The mix was just right at Ferry’s performance, though. It helps that most of his music is airy enough that there’s ample room for a string brigade to come in without his having to instruct anyone in his usual crew to pipe down. (The keyboard player did sound quieter than usual, perhaps inevitably, since his synth lines would tend to serve much the same function as the symphony’s.) It also helps that Ferry already keeps a violin/viola player, Marina Moore, busy as part of his regular touring band; casual comers who haven’t seen Ferry before might’ve assumed Moore was a member of the Bowl Orchestra who’d been bumped up to featured soloist. It’s a short, slippery slope from one orchestral instrument to 70.

Most helpful of all in making this collaboration work, of course, is his and latter-day Roxy Music’s intrinsic silkiness and sulkiness. Once his former band got the glam-rock out of their system, they became music to cry in your cocktail by, or at least think about crying to, since Ferry’s trademark suavity doesn’t allow for quite that open an expression of emotion. That band’s music, and Ferry’s since they stopped recording in 1982, is inherently cinematic. And if cinema = strings, then a song like 1985’s “Windswept” finally came to its fullest fruition at the Bowl, now less about the saxes and, with that full orchestra, sounding like a lost, gentle, mid-period Bond theme.

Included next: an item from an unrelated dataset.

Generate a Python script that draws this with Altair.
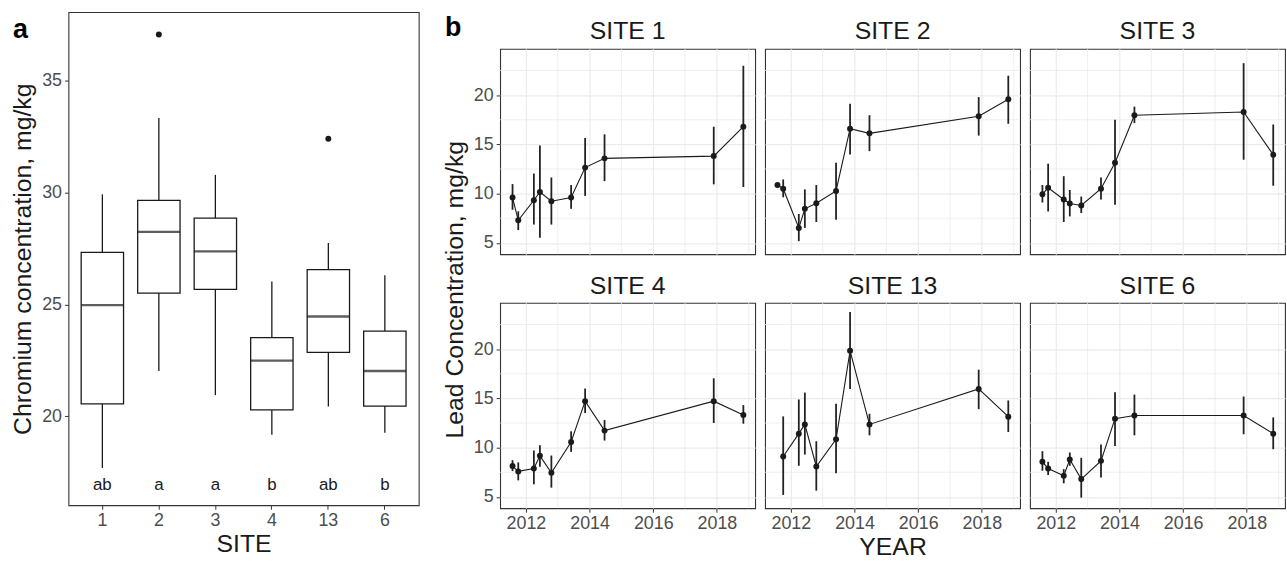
import altair as alt
import pandas as pd

FONT = "Liberation Sans"
INK = "#1A1A1A"
TICK_LABEL = "#4D4D4D"
GRID = "#EBEBEB"
BORDER = "#333333"

# ---------------- panel a : chromium boxplots ----------------
SITES_A = ["1", "2", "3", "4", "13", "6"]
WHISKER_LO = [17.70, 22.03, 20.95, 19.18, 20.44, 19.27]
Q1 = [20.56, 25.51, 25.67, 20.29, 22.86, 20.46]
MEDIAN = [24.97, 28.24, 27.37, 22.49, 24.46, 22.03]
Q3 = [27.33, 29.65, 28.86, 23.52, 26.56, 23.81]
WHISKER_HI = [29.92, 33.33, 30.79, 26.03, 27.75, 26.30]
OUTLIER_SITE = ["2", "13"]
OUTLIER_VAL = [37.06, 32.40]
LETTERS = ["ab", "a", "a", "b", "ab", "b"]
LETTER_Y = 16.95
A_YTICKS = [20, 25, 30, 35]
A_YDOMAIN = [16.03, 38.06]

# ---------------- panel b : lead time series ----------------
DATES = [2011.58, 2011.76, 2012.25, 2012.44, 2012.80, 2013.42, 2013.86, 2014.47, 2017.90, 2018.83]

SITE1_MEAN = [9.60, 7.29, 9.33, 10.17, 9.23, 9.60, 12.64, 13.58, 13.81, 16.79]
SITE1_LO = [8.36, 6.30, 6.86, 5.52, 6.86, 8.46, 9.77, 11.27, 10.94, 10.67]
SITE1_HI = [10.97, 8.20, 12.04, 14.88, 11.64, 10.87, 15.65, 16.02, 16.79, 22.98]

SITE2_MEAN = [10.87, 10.50, 6.52, 8.46, 9.03, 10.27, 16.59, 16.12, 17.86, 19.57]
SITE2_LO = [10.70, 9.63, 5.18, 6.52, 7.12, 7.36, 13.98, 14.31, 15.89, 17.09]
SITE2_HI = [11.00, 11.44, 7.93, 10.43, 10.87, 13.14, 19.13, 17.96, 19.80, 21.97]

SITE3_MEAN = [9.93, 10.60, 9.40, 9.00, 8.80, 10.50, 13.14, 17.96, 18.29, 13.95]
SITE3_LO = [9.10, 8.19, 7.12, 7.69, 8.03, 9.40, 8.86, 17.16, 13.44, 10.80]
SITE3_HI = [10.87, 13.04, 11.77, 10.37, 9.70, 11.64, 17.49, 18.83, 23.24, 17.02]

SITE4_MEAN = [8.13, 7.59, 7.89, 9.17, 7.45, 10.58, 14.72, 11.73, 14.72, 13.31]
SITE4_LO = [7.62, 6.68, 6.28, 8.06, 5.94, 9.57, 13.51, 10.72, 12.50, 12.43]
SITE4_HI = [8.73, 8.50, 9.71, 10.25, 9.20, 11.66, 16.00, 12.80, 17.04, 14.32]

SITE13_MEAN = [None, 9.10, 11.42, 12.36, 8.09, 10.85, 19.83, 12.36, 15.96, 13.14]
SITE13_LO = [None, 5.20, 8.16, 9.30, 5.64, 7.39, 15.96, 11.25, 13.91, 11.59]
SITE13_HI = [None, 13.17, 14.89, 15.59, 10.65, 14.45, 23.77, 13.44, 17.91, 14.79]

SITE6_MEAN = [8.56, 7.89, 7.15, 8.80, 6.81, 8.66, 12.94, 13.27, 13.27, 11.42]
SITE6_LO = [7.66, 7.22, 6.38, 8.16, 4.93, 6.98, 10.18, 11.25, 11.36, 9.84]
SITE6_HI = [9.64, 8.56, 7.82, 9.51, 8.97, 10.31, 15.63, 15.39, 15.19, 13.07]

B_XTICKS = [2012, 2014, 2016, 2018]
B_XMINOR = [2013, 2015, 2017, 2019]
B_YTICKS = [5, 10, 15, 20]
B_YMINOR = [7.5, 12.5, 17.5, 22.5]
B_XDOMAIN = [2011.19, 2019.20]
B_YDOMAIN = [3.85, 24.70]

# ---------------- sizes ----------------
A_W, A_H = 353, 497
B_W, B_H = 257, 207
PAD_INNER, PAD_OUTER = 0.25, 0.225
STEP = A_W / (len(SITES_A) - PAD_INNER + 2 * PAD_OUTER)
BOX_W = STEP * (1 - PAD_INNER)

# ================= panel a =================
box_df = pd.DataFrame({
    "site": SITES_A, "wlo": WHISKER_LO, "q1": Q1, "median": MEDIAN,
    "q3": Q3, "whi": WHISKER_HI, "letter": LETTERS,
    "ly": [LETTER_Y] * len(SITES_A),
})
out_df = pd.DataFrame({"site": OUTLIER_SITE, "value": OUTLIER_VAL})

xA = alt.X("site:N", sort=SITES_A,
           scale=alt.Scale(paddingInner=PAD_INNER, paddingOuter=PAD_OUTER),
           axis=alt.Axis(title="SITE", labelAngle=0, grid=False, titlePadding=3))
a_yscale = alt.Scale(domain=A_YDOMAIN, nice=False, zero=False)
a_yaxis = alt.Axis(title="Chromium concentration, mg/kg", values=A_YTICKS, grid=False,
                   labelPadding=3, titlePadding=6)


def yA(field):
    return alt.Y(field, scale=a_yscale, axis=a_yaxis)


base_a = alt.Chart(box_df)
lower = base_a.mark_rule(color=INK, strokeWidth=1.3).encode(x=xA, y=yA("wlo:Q"), y2="q1:Q")
upper = base_a.mark_rule(color=INK, strokeWidth=1.3).encode(x=xA, y=yA("q3:Q"), y2="whi:Q")
boxes = base_a.mark_bar(fill="white", stroke=INK, strokeWidth=1.3).encode(
    x=xA, y=yA("q1:Q"), y2="q3:Q")
medians = base_a.mark_tick(color=INK, thickness=2.4, size=BOX_W).encode(x=xA, y=yA("median:Q"))
letters = base_a.mark_text(font=FONT, fontSize=17, color=INK).encode(
    x=xA, y=yA("ly:Q"), text="letter:N")
outliers = alt.Chart(out_df).mark_circle(size=36, color=INK, opacity=1).encode(
    x=xA, y=yA("value:Q"))

panel_a = alt.layer(lower, upper, boxes, medians, outliers, letters).properties(
    width=A_W, height=A_H,
    title=alt.TitleParams("a", anchor="start", frame="bounds", font=FONT, fontSize=27,
                          fontWeight="bold", color="black", baseline="alphabetic",
                          offset=-53, dx=2),
)


# ================= panel b =================
def site_panel(name, means, lo, hi, show_y, show_x, x_title):
    df = pd.DataFrame({"year": DATES, "mean": means, "lo": lo, "hi": hi}).dropna()
    xaxis_kw = dict(values=B_XTICKS, format="d", grid=True, labels=show_x, ticks=show_x,
                    titlePadding=3)
    xaxis_kw["title"] = x_title if x_title else None
    xscale = alt.Scale(domain=B_XDOMAIN, nice=False, zero=False)
    xaxis = alt.Axis(**xaxis_kw)
    yscale = alt.Scale(domain=B_YDOMAIN, nice=False, zero=False)
    yaxis = alt.Axis(values=B_YTICKS, grid=True, labels=show_y, ticks=show_y, title=None,
                     labelPadding=3)

    def xB(field):
        return alt.X(field, scale=xscale, axis=xaxis)

    def yB(field):
        return alt.Y(field, scale=yscale, axis=yaxis)

    gx = alt.Chart(pd.DataFrame({"year": B_XMINOR})).mark_rule(
        color=GRID, strokeWidth=0.8).encode(x=xB("year:Q"))
    gy = alt.Chart(pd.DataFrame({"mean": B_YMINOR})).mark_rule(
        color=GRID, strokeWidth=0.8).encode(y=yB("mean:Q"))
    base = alt.Chart(df)
    err = base.mark_rule(color="#222222", strokeWidth=1.8).encode(
        x=xB("year:Q"), y=yB("lo:Q"), y2="hi:Q")
    line = base.mark_line(color=INK, strokeWidth=1.1).encode(
        x=xB("year:Q"), y=yB("mean:Q"))
    pts = base.mark_circle(size=36, color=INK, opacity=1).encode(
        x=xB("year:Q"), y=yB("mean:Q"))
    return alt.layer(gx, gy, err, line, pts).properties(
        width=B_W, height=B_H,
        title=alt.TitleParams(name, anchor="middle", frame="group", font=FONT, fontSize=25,
                              fontWeight="normal", color=INK, baseline="alphabetic",
                              offset=-16),
    )


row_top = alt.hconcat(
    site_panel("SITE 1", SITE1_MEAN, SITE1_LO, SITE1_HI, True, False, None),
    site_panel("SITE 2", SITE2_MEAN, SITE2_LO, SITE2_HI, False, False, None),
    site_panel("SITE 3", SITE3_MEAN, SITE3_LO, SITE3_HI, False, False, None),
    spacing=8,
)
row_bot = alt.hconcat(
    site_panel("SITE 4", SITE4_MEAN, SITE4_LO, SITE4_HI, True, True, None),
    site_panel("SITE 13", SITE13_MEAN, SITE13_LO, SITE13_HI, False, True, "YEAR"),
    site_panel("SITE 6", SITE6_MEAN, SITE6_LO, SITE6_HI, False, True, None),
    spacing=8,
)
inner_b = alt.vconcat(row_top, row_bot, spacing=18).properties(
    title=alt.TitleParams("Lead Concentration, mg/kg", orient="left", anchor="middle",
                          font=FONT, fontSize=25, fontWeight="normal", color=INK, offset=5),
)

# invisible zero-size anchor so that panel b's layout origin sits level with panel a's frame top
anchor = alt.Chart(pd.DataFrame({"v": [0]})).mark_point(size=0, opacity=0).properties(
    width=1, height=1, view=alt.ViewBackground(stroke="transparent"),
)

panel_b = alt.vconcat(anchor, inner_b, spacing=5).properties(
    title=alt.TitleParams("b", anchor="start", frame="bounds", font=FONT, fontSize=27,
                          fontWeight="bold", color="black", baseline="alphabetic",
                          offset=-52, dx=2),
)

chart = alt.hconcat(panel_a, panel_b, spacing=23).properties(
    padding={"left": 10, "top": 9, "right": 1, "bottom": 0},
    background="white",
).configure_view(
    stroke=BORDER, strokeWidth=1.1,
).configure_axis(
    labelFont=FONT, labelFontSize=18, labelColor=TICK_LABEL,
    titleFont=FONT, titleFontSize=25, titleFontWeight="normal", titleColor=INK,
    tickColor=BORDER, tickSize=4, labelPadding=2, titlePadding=5,
    domain=False, gridColor=GRID, gridWidth=1.2,
).configure_concat(spacing=8)

chart.save("out.html", embed_options={"renderer": "svg", "actions": False})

The effect wasn’t as swelling or minor-key dreamy on every song. Ferry recorded a Dylan covers album a decade ago, which was a good one, even though your first hunch might be that that kind of wordiness wouldn’t be exactly in his more contemplative wheelhouse. The Dylan pick he pulled out here was “Simple Twist of Fate,” which benefitted from a more sprightly orchestral arrangement that made it sound like something Glen Campbell would have recorded in his Jimmy Webb-collaboration heyday.

Of course, there were really two Roxy Musics, and the initial, more eccentric and energized one, when Eno was still in the band and the glitter force was still strong, remains well-represented in Ferry’s solo sets, too. It’s telling that three of those earliest singles — “Re-Make/Re-Model,” “Virginia Plain,” and “Do the Strand” — were performed with just the band, while the orchestra sat as spectators. It’s unwise to mess with the actual rock too much, though Wilkins and company did join in on something as raucous as “Love is the Drug.” On those early Roxy songs, the star of the show is not so much Ferry as sax player Jorja Chalmers, who gets to be the sexier, sleeker reincarnation of Andy Mackay, recreating that Roxy member’s amusingly squawky early solos as well as the more smooth-jazz-leaning stuff from later on.

(One other number that didn’t get the orchestra add-on was “More Than This,” which got some audience members who otherwise sat down all night to stand up — ironic, since, pretty as it is, it’s one of the least exciting numbers Ferry could possibly do in concert. He certainly recognizes that; these days, he cuts a couple minutes out of the recorded version of the tune, forcing those one-hit lovers in the crowd to sit down almost as soon as they’ve stood up.)

Ferry has one of the most unique voices in rock — in its breathiness, it seems to be high and low at the same time — but he’s never been a belter. So you have to give the 71-year-old star credit for allowing himself to be potentially blown off the stage as a singer by Saturday’s choice of opening act, Cécile McLorin Salvant, who at 27 is already sounding like one of the world’s great living jazz vocalists. The audience remained rapt through the Grammy winner’s 40-minute set, which covered material both wildly familiar (“Something’s Coming,” “And I Love Her”) and not (“Darkies Never Dream,” a provocative ballad from an early all-black Hollywood musical). Both she and her phenomenal backing trio were wildly unpredictable from moment to moment even on the standards — not least of all on a nearly avant-garde version of the “Meet Me in St. Louis” chestnut “The Trolley Song,” the virtuosic weirdness of which would have made the Sweeney Sisters’ heads explode. Rarely has a standing ovation for an opener seemed so apt and inevitable.